BEGIN

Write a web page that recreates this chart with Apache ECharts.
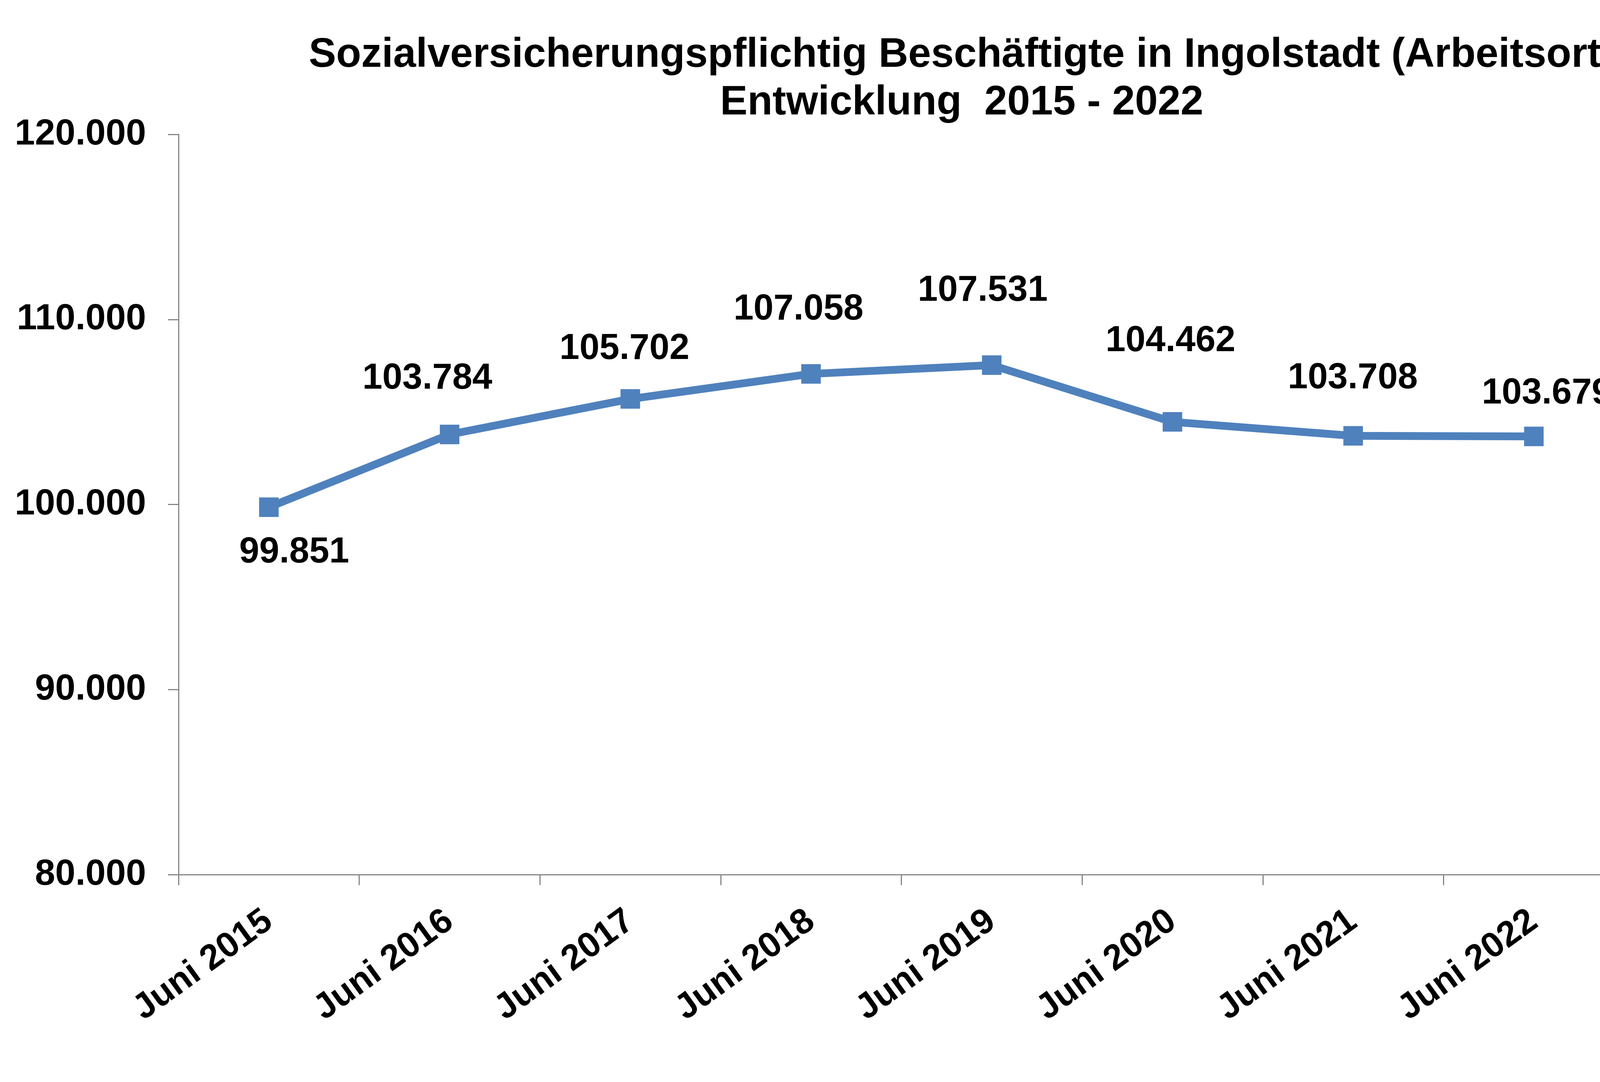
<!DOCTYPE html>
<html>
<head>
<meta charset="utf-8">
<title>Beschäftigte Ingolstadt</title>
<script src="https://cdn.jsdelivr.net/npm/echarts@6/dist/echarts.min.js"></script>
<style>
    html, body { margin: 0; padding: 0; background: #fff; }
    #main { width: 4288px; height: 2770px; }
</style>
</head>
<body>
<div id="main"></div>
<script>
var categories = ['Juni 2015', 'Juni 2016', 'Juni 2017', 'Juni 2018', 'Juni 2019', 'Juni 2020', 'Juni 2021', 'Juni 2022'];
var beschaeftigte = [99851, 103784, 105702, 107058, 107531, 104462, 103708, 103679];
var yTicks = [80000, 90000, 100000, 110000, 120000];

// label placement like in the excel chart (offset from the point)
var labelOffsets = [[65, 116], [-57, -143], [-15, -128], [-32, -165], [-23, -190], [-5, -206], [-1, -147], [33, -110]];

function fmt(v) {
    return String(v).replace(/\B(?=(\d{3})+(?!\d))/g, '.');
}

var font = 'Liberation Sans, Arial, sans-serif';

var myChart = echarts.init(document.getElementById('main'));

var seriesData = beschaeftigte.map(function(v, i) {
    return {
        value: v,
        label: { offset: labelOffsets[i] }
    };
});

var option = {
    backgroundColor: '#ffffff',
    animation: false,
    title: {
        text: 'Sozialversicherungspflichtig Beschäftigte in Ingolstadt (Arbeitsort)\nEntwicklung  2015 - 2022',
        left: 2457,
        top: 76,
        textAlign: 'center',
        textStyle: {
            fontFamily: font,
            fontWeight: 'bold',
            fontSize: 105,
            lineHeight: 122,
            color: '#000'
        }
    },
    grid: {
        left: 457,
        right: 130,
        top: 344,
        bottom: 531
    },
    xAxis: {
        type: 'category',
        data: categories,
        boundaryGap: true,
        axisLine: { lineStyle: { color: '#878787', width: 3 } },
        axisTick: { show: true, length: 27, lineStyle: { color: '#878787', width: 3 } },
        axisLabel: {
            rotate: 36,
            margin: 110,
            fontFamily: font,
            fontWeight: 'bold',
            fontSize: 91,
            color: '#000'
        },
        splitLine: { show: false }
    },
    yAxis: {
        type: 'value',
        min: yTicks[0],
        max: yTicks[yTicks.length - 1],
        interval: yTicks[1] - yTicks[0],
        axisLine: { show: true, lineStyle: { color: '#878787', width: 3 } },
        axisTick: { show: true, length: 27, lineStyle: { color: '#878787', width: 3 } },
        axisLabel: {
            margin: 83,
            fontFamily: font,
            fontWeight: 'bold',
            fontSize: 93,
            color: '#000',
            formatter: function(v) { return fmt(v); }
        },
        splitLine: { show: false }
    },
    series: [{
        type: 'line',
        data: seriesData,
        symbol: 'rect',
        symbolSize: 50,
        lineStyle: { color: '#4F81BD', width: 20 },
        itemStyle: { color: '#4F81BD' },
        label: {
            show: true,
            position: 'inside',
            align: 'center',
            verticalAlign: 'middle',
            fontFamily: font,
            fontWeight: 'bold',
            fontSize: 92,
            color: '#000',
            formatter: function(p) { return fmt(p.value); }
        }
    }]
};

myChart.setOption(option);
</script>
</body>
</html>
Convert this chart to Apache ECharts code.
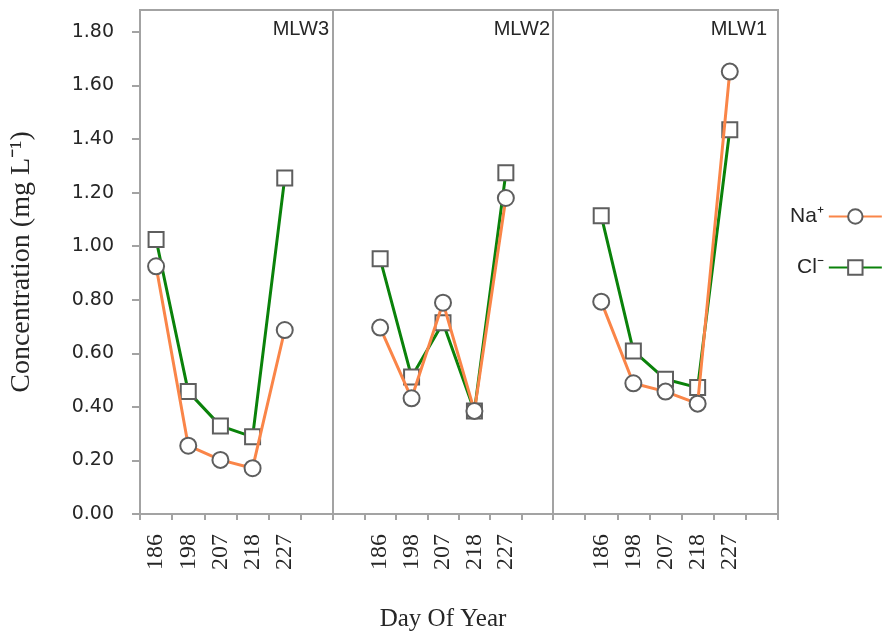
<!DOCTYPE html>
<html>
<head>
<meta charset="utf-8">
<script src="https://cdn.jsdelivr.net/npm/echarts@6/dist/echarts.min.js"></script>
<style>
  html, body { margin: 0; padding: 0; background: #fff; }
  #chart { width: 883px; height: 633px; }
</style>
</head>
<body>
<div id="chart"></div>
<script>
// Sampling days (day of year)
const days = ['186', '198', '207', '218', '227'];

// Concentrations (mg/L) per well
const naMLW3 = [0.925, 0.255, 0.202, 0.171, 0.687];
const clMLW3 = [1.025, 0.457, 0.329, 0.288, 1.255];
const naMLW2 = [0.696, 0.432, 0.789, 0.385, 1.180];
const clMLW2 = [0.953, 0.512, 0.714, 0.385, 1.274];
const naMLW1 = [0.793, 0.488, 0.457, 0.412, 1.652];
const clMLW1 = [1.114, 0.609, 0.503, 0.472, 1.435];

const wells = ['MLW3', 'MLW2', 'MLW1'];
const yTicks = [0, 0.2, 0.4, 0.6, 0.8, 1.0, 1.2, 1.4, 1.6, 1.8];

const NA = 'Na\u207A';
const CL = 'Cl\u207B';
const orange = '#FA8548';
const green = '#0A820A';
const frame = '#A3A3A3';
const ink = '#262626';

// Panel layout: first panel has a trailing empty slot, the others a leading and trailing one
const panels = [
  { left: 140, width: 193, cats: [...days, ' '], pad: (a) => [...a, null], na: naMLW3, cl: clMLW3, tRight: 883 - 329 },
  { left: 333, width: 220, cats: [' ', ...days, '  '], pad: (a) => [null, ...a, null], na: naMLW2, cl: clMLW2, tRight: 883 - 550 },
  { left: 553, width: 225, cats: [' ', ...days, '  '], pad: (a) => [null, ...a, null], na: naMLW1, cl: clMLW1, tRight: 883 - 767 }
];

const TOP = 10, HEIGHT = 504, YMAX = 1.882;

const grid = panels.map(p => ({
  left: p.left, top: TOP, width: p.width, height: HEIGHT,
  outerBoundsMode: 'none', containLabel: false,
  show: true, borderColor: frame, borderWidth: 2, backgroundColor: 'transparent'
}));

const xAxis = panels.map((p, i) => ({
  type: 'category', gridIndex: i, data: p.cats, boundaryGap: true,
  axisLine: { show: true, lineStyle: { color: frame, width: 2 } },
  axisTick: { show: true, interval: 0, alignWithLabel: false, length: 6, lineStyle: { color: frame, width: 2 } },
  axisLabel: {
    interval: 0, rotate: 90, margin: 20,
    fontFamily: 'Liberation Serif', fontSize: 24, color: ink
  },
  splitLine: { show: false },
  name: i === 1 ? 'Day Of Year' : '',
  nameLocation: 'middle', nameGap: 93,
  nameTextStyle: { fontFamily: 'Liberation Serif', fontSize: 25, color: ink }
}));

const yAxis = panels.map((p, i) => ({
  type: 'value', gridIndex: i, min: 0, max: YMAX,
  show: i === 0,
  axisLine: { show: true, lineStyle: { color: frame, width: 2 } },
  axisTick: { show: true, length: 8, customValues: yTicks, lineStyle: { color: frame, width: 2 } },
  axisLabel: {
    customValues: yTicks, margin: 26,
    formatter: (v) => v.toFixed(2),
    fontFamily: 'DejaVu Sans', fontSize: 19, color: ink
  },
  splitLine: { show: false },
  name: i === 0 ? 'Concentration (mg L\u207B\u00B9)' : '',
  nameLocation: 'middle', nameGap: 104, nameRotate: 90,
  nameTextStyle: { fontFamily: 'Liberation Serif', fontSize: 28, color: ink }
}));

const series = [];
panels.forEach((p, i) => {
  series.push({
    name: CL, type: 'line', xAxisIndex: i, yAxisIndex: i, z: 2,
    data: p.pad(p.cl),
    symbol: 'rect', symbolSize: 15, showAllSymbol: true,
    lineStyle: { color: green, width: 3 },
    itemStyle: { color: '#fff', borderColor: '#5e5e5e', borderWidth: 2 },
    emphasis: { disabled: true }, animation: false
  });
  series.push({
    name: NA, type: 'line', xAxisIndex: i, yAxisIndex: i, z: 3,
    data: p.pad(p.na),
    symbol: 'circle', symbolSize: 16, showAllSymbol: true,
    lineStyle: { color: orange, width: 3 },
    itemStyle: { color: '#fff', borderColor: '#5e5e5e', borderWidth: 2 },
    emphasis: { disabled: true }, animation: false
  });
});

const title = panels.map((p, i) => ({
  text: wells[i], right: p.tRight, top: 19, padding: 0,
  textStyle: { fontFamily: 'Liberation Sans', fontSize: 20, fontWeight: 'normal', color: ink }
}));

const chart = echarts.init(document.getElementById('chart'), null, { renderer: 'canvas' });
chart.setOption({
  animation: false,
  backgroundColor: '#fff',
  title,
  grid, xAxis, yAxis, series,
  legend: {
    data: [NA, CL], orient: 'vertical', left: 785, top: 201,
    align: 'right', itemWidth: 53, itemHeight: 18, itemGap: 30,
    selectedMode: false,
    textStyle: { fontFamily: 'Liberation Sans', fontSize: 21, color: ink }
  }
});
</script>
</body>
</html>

END
BEGIN

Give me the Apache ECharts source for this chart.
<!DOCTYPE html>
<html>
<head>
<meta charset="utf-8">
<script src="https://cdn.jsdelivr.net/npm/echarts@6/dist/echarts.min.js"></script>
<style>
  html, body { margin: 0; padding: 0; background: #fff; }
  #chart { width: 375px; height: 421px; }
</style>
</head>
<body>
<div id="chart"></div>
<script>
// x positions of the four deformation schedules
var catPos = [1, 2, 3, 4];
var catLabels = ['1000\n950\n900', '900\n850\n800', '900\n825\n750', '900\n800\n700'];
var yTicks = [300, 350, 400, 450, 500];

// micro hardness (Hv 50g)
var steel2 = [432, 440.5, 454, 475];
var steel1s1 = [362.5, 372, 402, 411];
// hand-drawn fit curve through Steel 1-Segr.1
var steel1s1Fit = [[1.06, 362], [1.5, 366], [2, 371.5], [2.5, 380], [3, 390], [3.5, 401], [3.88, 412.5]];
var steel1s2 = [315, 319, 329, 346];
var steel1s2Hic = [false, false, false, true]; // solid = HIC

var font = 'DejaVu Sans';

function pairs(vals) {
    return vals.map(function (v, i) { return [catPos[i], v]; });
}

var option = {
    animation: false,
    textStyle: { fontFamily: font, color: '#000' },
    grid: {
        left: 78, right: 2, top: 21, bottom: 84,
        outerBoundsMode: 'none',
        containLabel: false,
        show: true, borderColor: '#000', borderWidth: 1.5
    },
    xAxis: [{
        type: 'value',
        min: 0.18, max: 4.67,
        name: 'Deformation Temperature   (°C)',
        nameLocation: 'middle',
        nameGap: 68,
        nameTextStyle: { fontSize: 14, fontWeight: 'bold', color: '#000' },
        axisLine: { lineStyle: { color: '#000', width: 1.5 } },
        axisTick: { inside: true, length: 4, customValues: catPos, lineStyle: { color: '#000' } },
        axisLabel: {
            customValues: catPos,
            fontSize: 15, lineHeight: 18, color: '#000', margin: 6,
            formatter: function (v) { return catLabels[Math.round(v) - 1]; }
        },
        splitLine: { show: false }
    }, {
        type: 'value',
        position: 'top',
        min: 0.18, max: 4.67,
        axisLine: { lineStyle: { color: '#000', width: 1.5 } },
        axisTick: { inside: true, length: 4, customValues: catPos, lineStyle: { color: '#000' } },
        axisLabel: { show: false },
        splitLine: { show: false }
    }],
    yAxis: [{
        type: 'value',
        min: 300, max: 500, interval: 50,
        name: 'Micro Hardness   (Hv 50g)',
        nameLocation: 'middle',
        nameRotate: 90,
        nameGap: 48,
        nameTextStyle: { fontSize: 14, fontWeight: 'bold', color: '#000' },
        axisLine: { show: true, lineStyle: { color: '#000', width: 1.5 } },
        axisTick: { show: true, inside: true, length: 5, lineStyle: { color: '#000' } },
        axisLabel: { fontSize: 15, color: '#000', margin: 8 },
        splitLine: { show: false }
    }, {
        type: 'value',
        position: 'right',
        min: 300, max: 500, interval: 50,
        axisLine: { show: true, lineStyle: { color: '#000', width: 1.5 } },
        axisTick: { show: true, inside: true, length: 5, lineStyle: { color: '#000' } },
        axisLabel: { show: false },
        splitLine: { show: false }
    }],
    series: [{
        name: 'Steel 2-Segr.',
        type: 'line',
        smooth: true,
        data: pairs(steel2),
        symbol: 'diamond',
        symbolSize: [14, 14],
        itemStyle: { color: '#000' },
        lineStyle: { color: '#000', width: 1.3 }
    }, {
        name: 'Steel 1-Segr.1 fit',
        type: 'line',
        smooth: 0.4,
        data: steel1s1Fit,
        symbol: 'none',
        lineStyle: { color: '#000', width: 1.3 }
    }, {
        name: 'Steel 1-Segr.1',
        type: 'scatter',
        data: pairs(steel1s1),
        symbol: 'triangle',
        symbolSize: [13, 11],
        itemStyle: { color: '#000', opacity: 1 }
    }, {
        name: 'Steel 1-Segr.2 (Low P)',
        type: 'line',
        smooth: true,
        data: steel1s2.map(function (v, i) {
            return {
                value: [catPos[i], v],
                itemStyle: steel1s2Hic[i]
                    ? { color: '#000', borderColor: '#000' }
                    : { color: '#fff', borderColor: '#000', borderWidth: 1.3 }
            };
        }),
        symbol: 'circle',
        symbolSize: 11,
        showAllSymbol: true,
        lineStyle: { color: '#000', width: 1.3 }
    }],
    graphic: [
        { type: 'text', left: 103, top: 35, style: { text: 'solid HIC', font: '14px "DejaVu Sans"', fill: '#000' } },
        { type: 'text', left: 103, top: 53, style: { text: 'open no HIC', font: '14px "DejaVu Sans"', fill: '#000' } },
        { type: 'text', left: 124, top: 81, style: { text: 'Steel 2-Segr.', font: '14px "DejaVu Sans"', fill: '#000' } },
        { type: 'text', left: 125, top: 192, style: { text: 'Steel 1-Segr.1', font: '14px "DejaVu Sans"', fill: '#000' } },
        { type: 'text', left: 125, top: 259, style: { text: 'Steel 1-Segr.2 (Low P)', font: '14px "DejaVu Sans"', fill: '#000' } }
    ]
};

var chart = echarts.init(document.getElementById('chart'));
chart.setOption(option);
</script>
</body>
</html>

END

▸ CHALLENGE
Take the material above and output only the lines from the one that contains "Convert this chart to Apache ECharts code." through the one that contains "const days = ['186', '198', '207', '218', '227'];", ends included and images left out.

▸ SOLUTION BELOW
Convert this chart to Apache ECharts code.
<!DOCTYPE html>
<html>
<head>
<meta charset="utf-8">
<script src="https://cdn.jsdelivr.net/npm/echarts@6/dist/echarts.min.js"></script>
<style>
  html, body { margin: 0; padding: 0; background: #fff; }
  #chart { width: 883px; height: 633px; }
</style>
</head>
<body>
<div id="chart"></div>
<script>
// Sampling days (day of year)
const days = ['186', '198', '207', '218', '227'];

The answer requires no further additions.